La casa di famiglia di Carmine, dove i suoi genitori tornano ogni estate e ogni tanto torna anche lui, è nello stesso quartiere di San Rocco di quella dei miei avi e molto alla lontana potremmo magari essere parenti. Rocco è appunto il nome di suo padre, come Rocco era il secondo nome del mio. La sua storia, che è una storia dell’oggi in cui l’Italia cerca di capire il fenomeno migrazione, è contemporaneamente una storia di ieri, quando a migrare eravamo noi e qualche volta c’era appunto lo zio d’America che era diventato qualcuno.
La domanda che dovremmo farci è a quali condizioni un migrante può integrarsi tanto bene da poter arrivare al vertice di un’organizzazione tecnocratica e anche se quell’organizzazione tecnocratica è il mostro capitalistico dei cazzari de noantri o se invece, alla prova dei fatti, è un fantastico ascensore sociale che ha saputo premiare il merito, senza giudicare una persona dalle sue origini.
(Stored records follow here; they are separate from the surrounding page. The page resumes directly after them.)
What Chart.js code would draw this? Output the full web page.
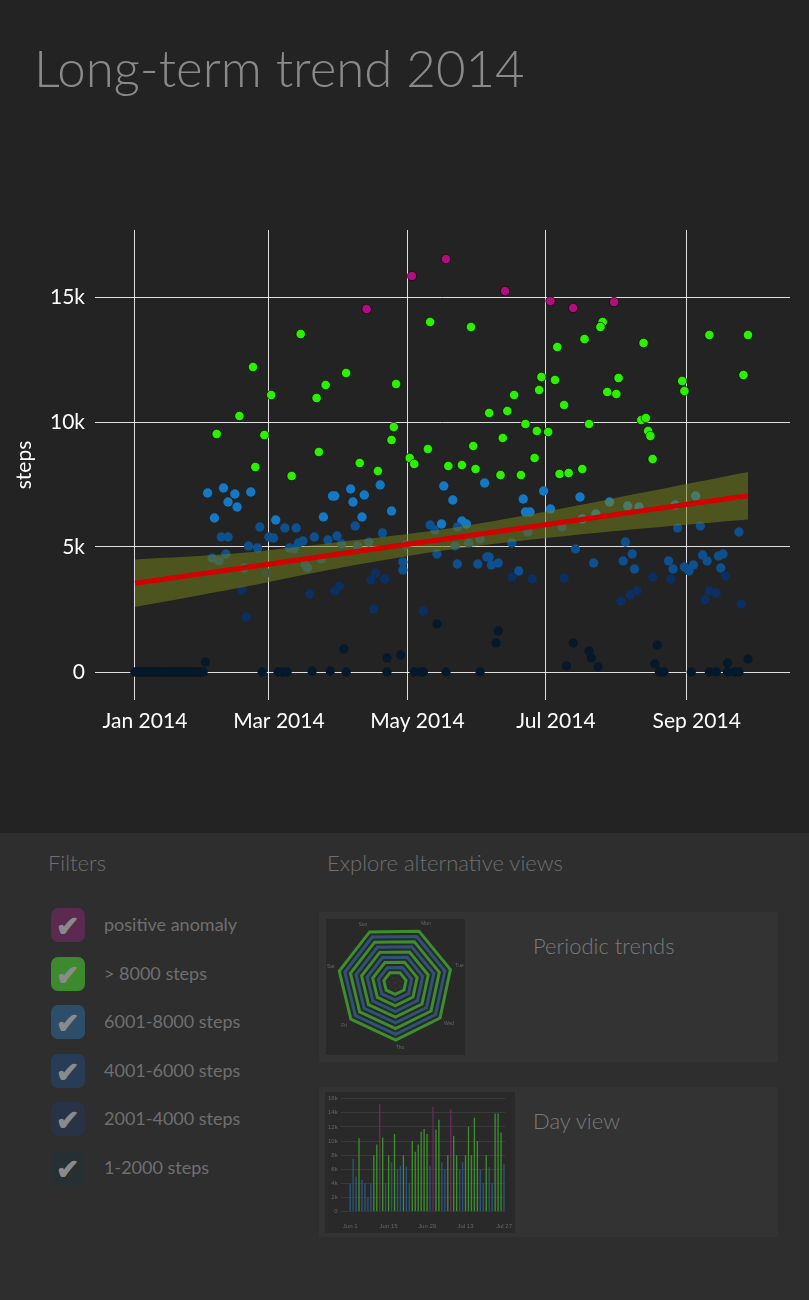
<!DOCTYPE html>
<html>
<head>
<meta charset="utf-8">
<script src="https://cdn.jsdelivr.net/npm/chart.js@4.4.1/dist/chart.umd.min.js"></script>
<style>
  body { margin: 0; width: 809px; height: 1300px; background: #232323; font-family: Lato, "Open Sans", sans-serif; overflow: hidden; }
  #title { position: absolute; left: 34px; top: 37px; font-size: 51px; font-weight: 300; color: #8a8a8a; }
  #main { position: absolute; left: 0; top: 200px; width: 809px; height: 560px; }
  #lower { position: absolute; left: 0; top: 833px; width: 809px; height: 467px; background: #2e2e2e; }
  .head { position: absolute; font-size: 22px; font-weight: 300; color: #6f6f6f; }
  .filter { position: absolute; left: 51px; height: 34px; }
  .box { position: absolute; left: 0; top: 0; width: 34px; height: 34px; border-radius: 7px; }
  .box span { position: absolute; left: 5px; top: 0px; font-size: 28px; color: #8a8a8a; font-weight: bold; }
  .filter .lbl { position: absolute; left: 53px; top: 5px; white-space: nowrap; font-size: 18px; color: #6f6f6f; }
  .card { position: absolute; left: 319px; width: 459px; height: 150px; background: #333; }
  .thumb { position: absolute; background: #292929; }
  .card .ct { position: absolute; left: 214px; font-size: 22px; font-weight: 300; color: #7a7a7a; }
</style>
</head>
<body>
<div id="title">Long-term trend 2014</div>
<div id="main"><canvas id="trendChart"></canvas></div>
<div id="lower">
  <div class="head" style="left:48px;top:16px">Filters</div>
  <div class="head" style="left:327px;top:16px">Explore alternative views</div>
  <div id="filters"></div>
  <div class="card" style="top:79px">
    <div class="thumb" style="left:7px;top:7px;width:139px;height:136px"><canvas id="radarThumb"></canvas></div>
    <div class="ct" style="top:20px">Periodic trends</div>
  </div>
  <div class="card" style="top:254px">
    <div class="thumb" style="left:6px;top:5px;width:190px;height:141px"><canvas id="barThumb"></canvas></div>
    <div class="ct" style="top:20px">Day view</div>
  </div>
</div>
<script>
// day of year (0 = Jan 1) and steps
const zeroDays = [0,1,2,3,4,5,6,7,8,9,10,11,12,13,14,15,16,17,18,19,20,21,22,23,24,25,26,27,28,29,30,
  56,63,65,67,93,111,123,126,127,137,152,231,233,245,253,256,261,264,266];

const days = [
  73,52,84,60,80,46,36,57,81,53,69,
  32,39,44,51,41,45,35,62,55,66,71,83,87,38,41,59,61,79,85,89,
  50,54,68,70,72,74,34,37,40,33,48,58,75,76,82,
  47,49,77,88,90,31,78,86,
  137,122,163,102,
  130,148,93,115,179,178,167,156,164,172,177,114,113,162,149,129,121,123,99,107,138,144,150,161,170,176,
  95,101,96,108,88,100,97,113,109,136,140,154,171,172,174,180,130,135,144,146,142,132,173,
  91,98,103,119,141,147,152,166,133,118,118,142,151,155,156,157,160,169,166,175,
  106,104,110,105,127,133,92,111,117,160,159,
  183,193,211,
  206,205,198,186,224,253,270,185,213,208,212,241,242,268,189,200,223,225,226,227,182,228,187,191,197,
  196,183,209,217,222,247,238,197,203,188,239,249,266,
  216,194,219,202,215,220,235,237,228,236,242,244,246,250,252,257,259,258,260,189,
  214,218,221,253,256,251,267,
  193,200,201,190,204,230,229,261,270
];
const steps = [
  13520,12200,11480,11080,10960,10240,9520,9480,8800,8200,7840,
  7160,7360,7120,7200,6800,6600,6160,6080,5800,5760,5760,6200,7040,5400,5400,5400,5360,5400,5280,5440,
  5040,4960,4960,4920,5160,5240,4560,4440,4720,4000,4160,3960,4280,4160,4520,
  3280,2200,3120,3240,3440,400,40,40,
  16520,15840,15240,14520,
  14000,13800,11960,11520,11800,11280,11080,10360,10440,9920,9640,9800,9280,9360,9040,8920,8560,8320,8360,8040,8240,8280,8120,7880,7880,8560,
  7320,7080,6800,7480,7040,6200,5840,6440,5560,7440,6880,7560,6920,6400,6400,7240,5880,5920,6040,5920,5800,5680,5600,
  5120,5040,5200,5080,5040,5160,5320,5160,4720,4400,4080,4320,4320,4600,4600,4280,4360,4040,3800,3720,
  3960,3680,3720,2520,2440,1920,920,560,680,1640,1160,
  14840,14560,14800,
  14000,13800,13320,13000,13160,13480,13480,11680,11760,11200,11120,11640,11240,11880,10680,9920,10080,10160,9640,9440,9600,8520,7920,7960,8120,
  7000,6520,6800,6640,6600,7040,6680,6120,6320,5800,5760,5840,5600,
  5200,4920,4720,4360,4440,4120,4440,4120,3800,3720,4200,4040,4280,4680,4440,4640,4720,4160,3840,3760,
  2840,3080,3240,3240,3160,2880,2720,
  1160,840,560,240,200,1080,320,360,520
];

const bandDays = [0, 45, 90, 135, 180, 225, 270];
const bandUpper = [4500, 4750, 5200, 5700, 6400, 7200, 8000];
const bandLower = [2600, 3350, 4160, 4850, 5350, 5750, 6100];
const trendSteps = [3550, 4130, 4720, 5300, 5880, 6470, 7050];

const xTickDays = [0, 59, 120, 181, 243];
const xTickLabels = ['Jan 2014', 'Mar 2014', 'May 2014', 'Jul 2014', 'Sep 2014'];
const yTickValues = [0, 5000, 10000, 15000];
const yTickLabels = ['0', '5k', '10k', '15k'];

function colorFor(v) {
  if (v > 14300) return '#b0107c';
  if (v >= 7800) return '#2cf000';
  if (v > 5900) return '#1479c4';
  if (v > 4000) return '#0e4f8e';
  if (v > 2000) return '#0b2f60';
  return '#06192a';
}

const allDays = zeroDays.concat(days);
const allSteps = zeroDays.map(() => 0).concat(steps);
const points = allDays.map((d, i) => ({ x: d, y: allSteps[i] }));
const pointColors = allSteps.map(colorFor);
const pointBorders = allSteps.map((v) => (v >= 7800 ? 'rgba(0,0,0,0.6)' : 'rgba(0,0,0,0)'));

const white = '#ffffff';
const tickFont = { family: 'Lato, sans-serif', size: 21 };

new Chart(document.getElementById('trendChart'), {
  type: 'scatter',
  data: {
    datasets: [
      {
        type: 'line',
        data: bandDays.map((d, i) => ({ x: d, y: trendSteps[i] })),
        borderColor: '#d20000',
        borderWidth: 5,
        pointRadius: 0,
        order: 0,
      },
      {
        type: 'line',
        data: bandDays.map((d, i) => ({ x: d, y: bandUpper[i] })),
        borderWidth: 0,
        pointRadius: 0,
        tension: 0.3,
        fill: '+1',
        backgroundColor: 'rgba(115,125,25,0.55)',
        order: 1,
      },
      {
        type: 'line',
        data: bandDays.map((d, i) => ({ x: d, y: bandLower[i] })),
        borderWidth: 0,
        pointRadius: 0,
        tension: 0.3,
        fill: false,
        order: 1,
      },
      {
        data: points,
        pointRadius: 4.7,
        pointBackgroundColor: pointColors,
        pointBorderColor: pointBorders,
        pointBorderWidth: 1,
        order: 2,
      },
    ],
  },
  options: {
    responsive: true,
    maintainAspectRatio: false,
    animation: false,
    layout: { padding: { top: 30, right: 19 } },
    plugins: { legend: { display: false }, tooltip: { enabled: false } },
    scales: {
      x: {
        type: 'linear',
        min: -17.6,
        max: 288.5,
        afterBuildTicks: (s) => { s.ticks = xTickDays.map((v) => ({ value: v })); },
        afterFit: (s) => { s.height = 60; },
        ticks: { color: white, font: tickFont, padding: 9, maxRotation: 0, labelOffset: 10,
          callback: (v) => xTickLabels[xTickDays.indexOf(v)] },
        grid: { color: 'rgba(255,255,255,0.85)', drawTicks: false },
        border: { display: false },
      },
      y: {
        min: -1120,
        max: 17680,
        afterBuildTicks: (s) => { s.ticks = yTickValues.map((v) => ({ value: v })); },
        afterFit: (s) => { s.width = 95; },
        ticks: { color: white, font: tickFont, padding: 10,
          callback: (v) => yTickLabels[yTickValues.indexOf(v)] },
        grid: { color: 'rgba(255,255,255,0.85)', drawTicks: false },
        border: { display: false },
        title: { display: true, text: 'steps', color: white, font: tickFont, padding: { top: 12 } },
      },
    },
  },
});

// filters legend
const filterLabels = ['positive anomaly', '> 8000 steps', '6001-8000 steps', '4001-6000 steps', '2001-4000 steps', '1-2000 steps'];
const filterColors = ['#5a2a50', '#3d8a2e', '#2d4e68', '#273d57', '#283347', '#262f32'];
const filtersEl = document.getElementById('filters');
filterLabels.forEach((t, i) => {
  const f = document.createElement('div');
  f.className = 'filter';
  f.style.top = (75 + i * 48.5) + 'px';
  f.innerHTML = '<div class="box" style="background:' + filterColors[i] + '"><span>&#10004;</span></div><div class="lbl">' + t + '</div>';
  filtersEl.appendChild(f);
});

// periodic trends thumbnail
const weekdays = ['Mon', 'Tue', 'Wed', 'Thu', 'Fri', 'Sat', 'Sun'];
const ringRadii = [10, 9, 8, 7, 6, 5, 4, 3, 2];
const ringColors = ['#3c8f2c', '#2d5478', '#3c8f2c', '#2d5478', '#3c8f2c', '#2d5478', '#3c8f2c', '#2d5478', '#3c8f2c'];
new Chart(document.getElementById('radarThumb'), {
  type: 'radar',
  data: {
    labels: weekdays,
    datasets: ringRadii.map((r, i) => ({
      data: weekdays.map(() => r),
      borderColor: ringColors[i],
      borderWidth: 3,
      pointRadius: 0,
      fill: false,
    })),
  },
  options: {
    responsive: true, maintainAspectRatio: false, animation: false,
    plugins: { legend: { display: false }, tooltip: { enabled: false } },
    scales: { r: { min: 0, max: 10, startAngle: 25, ticks: { display: false },
      grid: { color: '#333' }, angleLines: { color: '#333' },
      pointLabels: { color: '#666', font: { size: 5 } } } },
  },
});

// day view thumbnail
const dayLabels = ['Jun 1', 'Jun 15', 'Jun 29', 'Jul 13', 'Jul 27'];
const dayValues = [4000,7500,5000,10400,4500,4000,2000,4000,8000,9500,15200,10500,4000,8000,7000,11000,6000,6500,8000,6400,
  4000,10000,8500,9500,11300,11700,11000,6500,14800,11600,13000,7000,6000,8000,14500,10700,8000,6000,7000,8000,
  12000,8000,13300,10000,6000,4000,8000,6300,4000,13900,13900,11200,6800];
new Chart(document.getElementById('barThumb'), {
  type: 'bar',
  data: {
    labels: dayValues.map((v, i) => (i % 13 === 0 ? dayLabels[i / 13] : '')),
    datasets: [{
      data: dayValues,
      backgroundColor: dayValues.map((v) => (v > 14300 ? '#6a2a5e' : v >= 7800 ? '#3c8f2c' : '#2d5478')),
      categoryPercentage: 0.9, barPercentage: 0.5,
    }],
  },
  options: {
    responsive: true, maintainAspectRatio: false, animation: false,
    plugins: { legend: { display: false }, tooltip: { enabled: false } },
    scales: {
      x: { grid: { display: false }, ticks: { color: '#666', font: { size: 6 }, autoSkip: false, maxRotation: 0 } },
      y: { min: 0, max: 16000, ticks: { stepSize: 2000, color: '#666', font: { size: 6 },
        callback: (v) => (v === 0 ? '0' : v / 1000 + 'k') }, grid: { color: '#3a3a3a' }, border: { display: false } },
    },
  },
});
</script>
</body>
</html>
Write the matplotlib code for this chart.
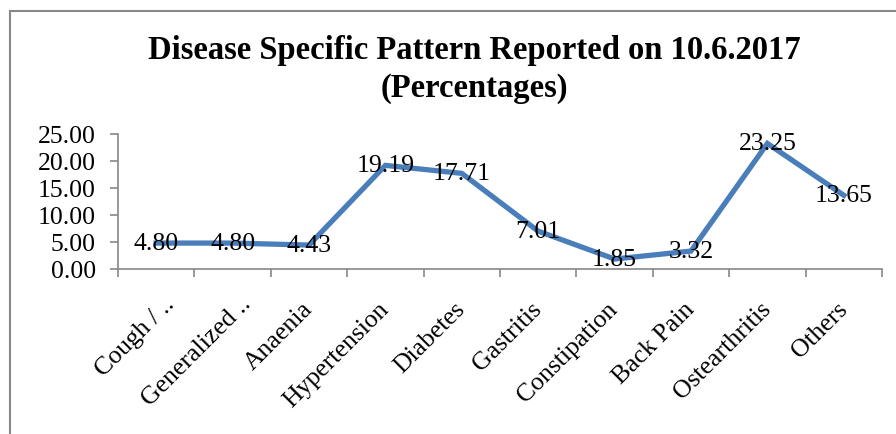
import matplotlib
matplotlib.use("Agg")
import matplotlib.pyplot as plt
from matplotlib.patches import Rectangle
from matplotlib.transforms import ScaledTranslation

plt.rcParams['font.family'] = ['Liberation Serif', 'DejaVu Serif']

categories = ["Cough / ..", "Generalized ..", "Anaenia", "Hypertension", "Diabetes",
              "Gastritis", "Constipation", "Back Pain", "Ostearthritis", "Others"]
values = [4.80, 4.80, 4.43, 19.19, 17.71, 7.01, 1.85, 3.32, 23.25, 13.65]
yticks = [0, 5, 10, 15, 20, 25]

fig = plt.figure(figsize=(8.96, 4.35), dpi=100)
ax = fig.add_axes([118/896, 1-270/435, (882-118)/896, 135/435])

x = [i + 0.5 for i in range(len(values))]
ax.plot(x, values, color='#4A7EBB', lw=3.8, solid_joinstyle='miter')
for xi, v in zip(x, values):
    ax.text(xi, v, "%.2f" % v, ha='center', va='center', fontsize=18.5)

ax.set_xlim(0, len(values))
ax.set_ylim(0, 25)
ax.set_yticks(yticks)
ax.set_yticklabels(["%.2f" % t for t in yticks], fontsize=18.5)
ax.set_xticks(range(len(values) + 1))
ax.set_xticklabels([])
ax.set_xticks(x, minor=True)
labels = ax.set_xticklabels(categories, minor=True, rotation=45, ha='right', va='center',
                            rotation_mode='anchor', fontsize=18.5)
ax.tick_params(axis='x', which='minor', length=0, pad=26)
ax.tick_params(axis='both', which='major', length=6, width=1.2, color='#888888')
ax.tick_params(axis='y', pad=10)

# truncated labels sit a bit to the right in the original
for lab in labels:
    if lab.get_text().endswith(".."):
        lab.set_transform(lab.get_transform() + ScaledTranslation(0.15, 0.05, fig.dpi_scale_trans))

for s in ['top', 'right']:
    ax.spines[s].set_visible(False)
for s in ['left', 'bottom']:
    ax.spines[s].set_color('#888888')
    ax.spines[s].set_linewidth(1.2)

fig.text(474/896, 1-50/435, "Disease Specific Pattern Reported on 10.6.2017",
         ha='center', va='center', fontsize=23.5, fontweight='bold')
fig.text(474/896, 1-88/435, "(Percentages)",
         ha='center', va='center', fontsize=23.5, fontweight='bold')

fig.patches.append(Rectangle((9.5/896, -0.1), 2, 1-12/435 + 0.1, transform=fig.transFigure,
                             fill=False, edgecolor='#888888', lw=1.5))

fig.savefig("out.png", dpi=100)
Carmine ha avuto la fortuna di essere un immigrato regolare, non conosco la sua storia ma immagino che la sua famiglia abbia avuto il permesso di arrivare negli USA per ricongiungimento con altri parenti già presenti. A New York sarà stato aiutato dalle proprie doti, da un pizzico di fortuna e dal fatto che evidentemente a nessuno è mai importato da dove venisse. Inutile sottolineare che senza l’accesso ad un’ottima università non sarebbe mai “arrivato” e anzi non sarebbe mai “partito”.
Mio nonno andava a Boston e ogni tanto tornava a Frigento, dove aveva lasciato la moglie. Richiamato alle armi per la Grande Guerra, successivamente trovò le porte degli Stati Uniti chiuse, le regole dell’immigrazione erano diventate molto rigide e possiamo dire che, fino al fenomeno della migrazione illegale di massa dal confine messicano, quello su cui Trump vorrebbe completare il muro in parte già esistente, le regole sono state fatte rispettare, deludendo mio nonno, ma permettendo a quelli come Carmine Di Sibio di diventare cittadini americani di serie A, non condannati ad un ruolo eterno di paria.
Quando si dice che l’italia dovrebbe diventare un melting pot all’americana o meglio alla United Colors of Benetton, fotografia di Oliviero Toscani, ci si dimentica di notare che è molto difficile che dalla ondata di migranti boat people corrente qualcuno verrà a comandare, per dirla alla Rovazzi.
Carmine Di Sibio non ha goduto della “accoglienza” che piace tanto alle nostre anime buone, dal sindaco di Riace ai CARA, come non ne hanno goduto le ondate di migranti precedenti in Italia, in gran parte entrati o restati illegalmente in attesa di una puntuale sanatoria. Persone che “si sono fatte un mazzo così” conquistandosi il proprio posto più o meno al sole.
Non si comprenderà mai l’ostilità dell’elettore di destra (o diventato di destra per questo motivo!) se non si vuole capire che negli ultimi anni è cambiata la migrazione, che non è più di persone che accettano di “fare i lavori che gli Italiani non vogliono più fare”, con scarsissime possibilità di avanzamento sociale per sé e per i propri figli, ma è di persone senza istruzione, senza skills, come direbbero i colleghi di HR, che sono funzionali ad una politica assistenzialistica che costa al cittadino medio, prima invece abituato a guadagnare dalla presenza dell’immigrato che raccoglieva i pomodori in nero, faceva la colf, il turno di notte, l’operaio in fonderia, la badante o magari la prostituta, sempre a quattro soldi.
Non vedo in Italia la sincera disponibilità, nemmeno nei “salotti della sinistra”, a lasciare posti prestigiosi ai figli di migranti come Carmine Di Sibio, invece che ai propri figli. Cattedre universitarie, primariati in ospedale, alti gradi della Magistratura, quanti saranno dei migranti o dei loro figli fra vent’anni? Pochi temo e lo dico da Milano, dove sono cresciuto benevolmente canzonato qualche volta come figlio di terun, ma senza mai la sensazione di essere “altro” che invece ho provato più volte in provincia, a Torino, in Veneto.
Il migrante delle discussioni politiche da bar è sempre un essere considerato tutto sommato inferiore, a cui non mi sembra che siamo disposti a dare le stesse opportunità che ha dato l’America a Carmine Di Sibio, nel migliore dei casi è come un bambino o un animale da compagnia che va accolto, accudito, ma relegato sostanzialmente in serie B, uno che non diventerà mai come “noi”, anche se “noi” non siamo quelli che dicono “prima gli Italiani”.
Perciò temo che quella di Carmine Di Sibio sia e resterà una bella storia americana.